Михайлову очень хотелось повидаться с ним, поговорить, но Кокшарова заперли в секретном отделении, куда совершенно никого не впускали. Михайлов взял с собой пятирублевую ассигнацию, разыскал надзирателя из секретного, но тот оказался несговорчивым. На другой день Михайлов угостил водкой помощника смотрителя и уговорил его пойти с ним в секретное. Тот согласился, но надзирателя не оказалось дома, ушел в город и забрал с собой все ключи. Только на четвертый день Михайлову удалось проникнуть в секретное, но, к большой досаде его, Кокшарова уже отправили по этапу.
Михайлову жадно хотелось встречи с человеком дела, одного с ним воззрения, устремления, он остро переживал свое одиночество здесь.

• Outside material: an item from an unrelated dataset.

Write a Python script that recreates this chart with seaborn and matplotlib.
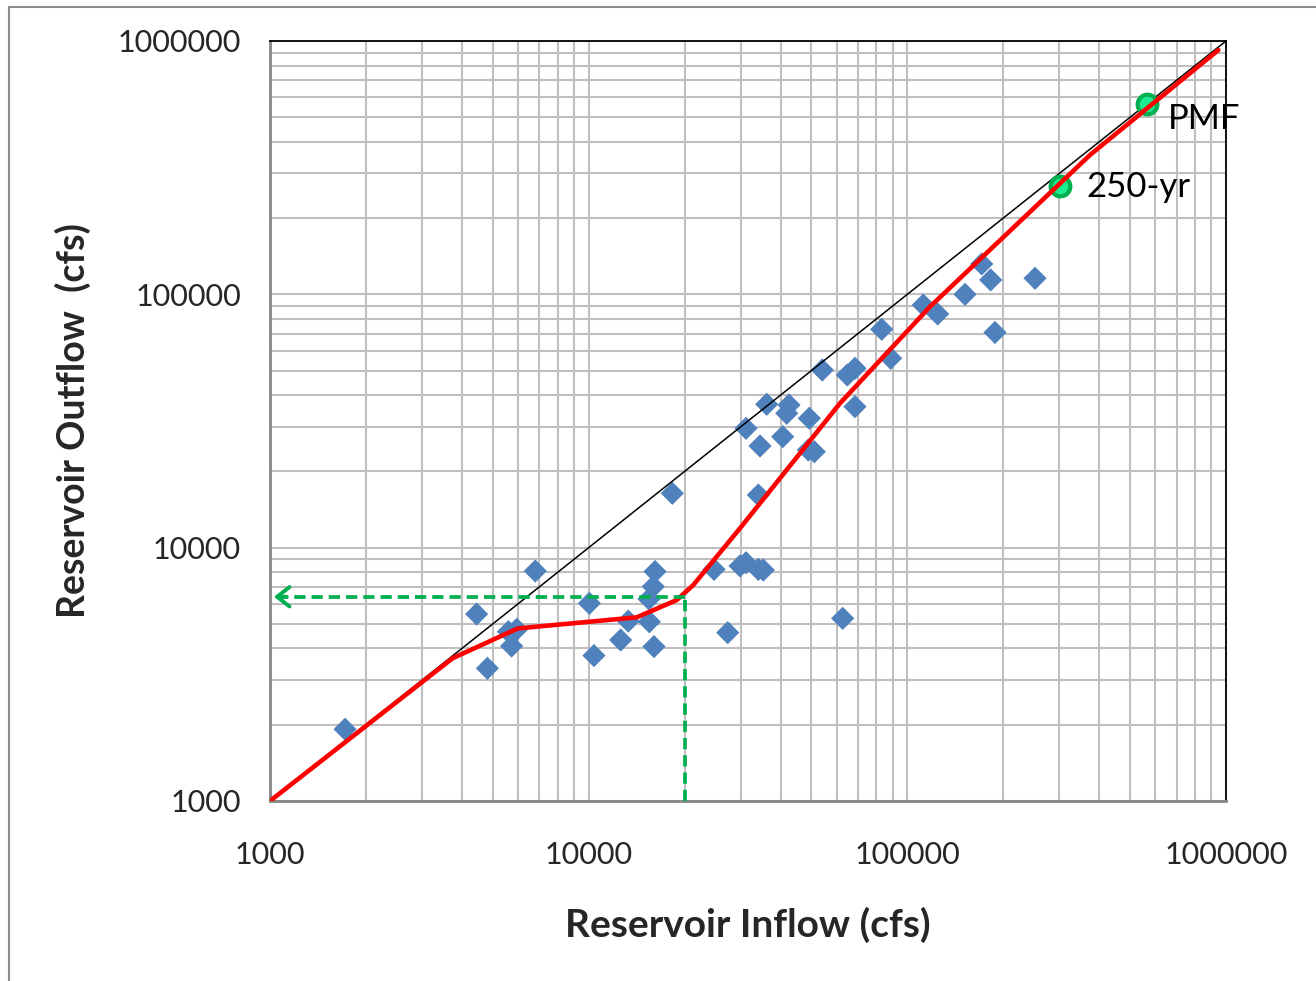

Острожных много всяких разных, а он один, смотрит на них и видит, убеждается, что петербургские их призывы и надежды ни вдаль не идут, ни вширь, дело их не претворялось в жизнь, не обрастало людьми. Встреча с Кокшаровым позволила бы ему узнать про настроения и требования заводских крестьян, беседа с ним придала бы обоим бодрости и для обоих была бы полезна.
В Тобольске Михайлов прожил почти месяц. Он писал роман «Вместе», переводил «Скованного Прометея» Эсхила и ждал, пока прошение его об отправке за свой счет проходило приказ о ссыльных, затем пошло к прокурору, затем к губернатору. Препятствий нигде не чинилось, видимо, сыграло свою роль письмо Суворова, о котором никто не упоминал, но Михайлов догадывался. Его записали в больницу, составили медицинское свидетельство о болезненном его состоянии, врачебная управа свидетельство подтвердила и наконец полицеймейстер распорядился, чтобы жандармский штаб-офицер назначил Михайлову двух провожатых до Нерчинска.
Накануне отъезда в полдень смотритель замка сказал Михайлову, что ему разрешено провести последние сутки вне пределов острога. Его приглашают в город на обед к полковнику Ждан-Пушкину, где будут присутствовать все его доброжелатели, в их числе полицеймейстер, а также и сам смотритель замка. Вещи Михайлова будут уложены в возок жандармами, он может спокойно пребывать в городе, а завтра к вечеру жандармы за ним заедут.
На другой день, 27 января, в сумерках, благосклонное и внимательное к Михайлову тобольское общество распростилось с ним за городом на том самом месте, где, по преданию, высадился Ермак.
Впереди были Омск, Томск, Ачинск, Красноярск, Иркутск и далее, за Байкалом, Чита и Нерчинск. «Утомителен мой путь, край далек обетованный…»
Гой еси, Ермак Тимофеевич, голова садовая, для чего ты открывал Сибирь, для кого?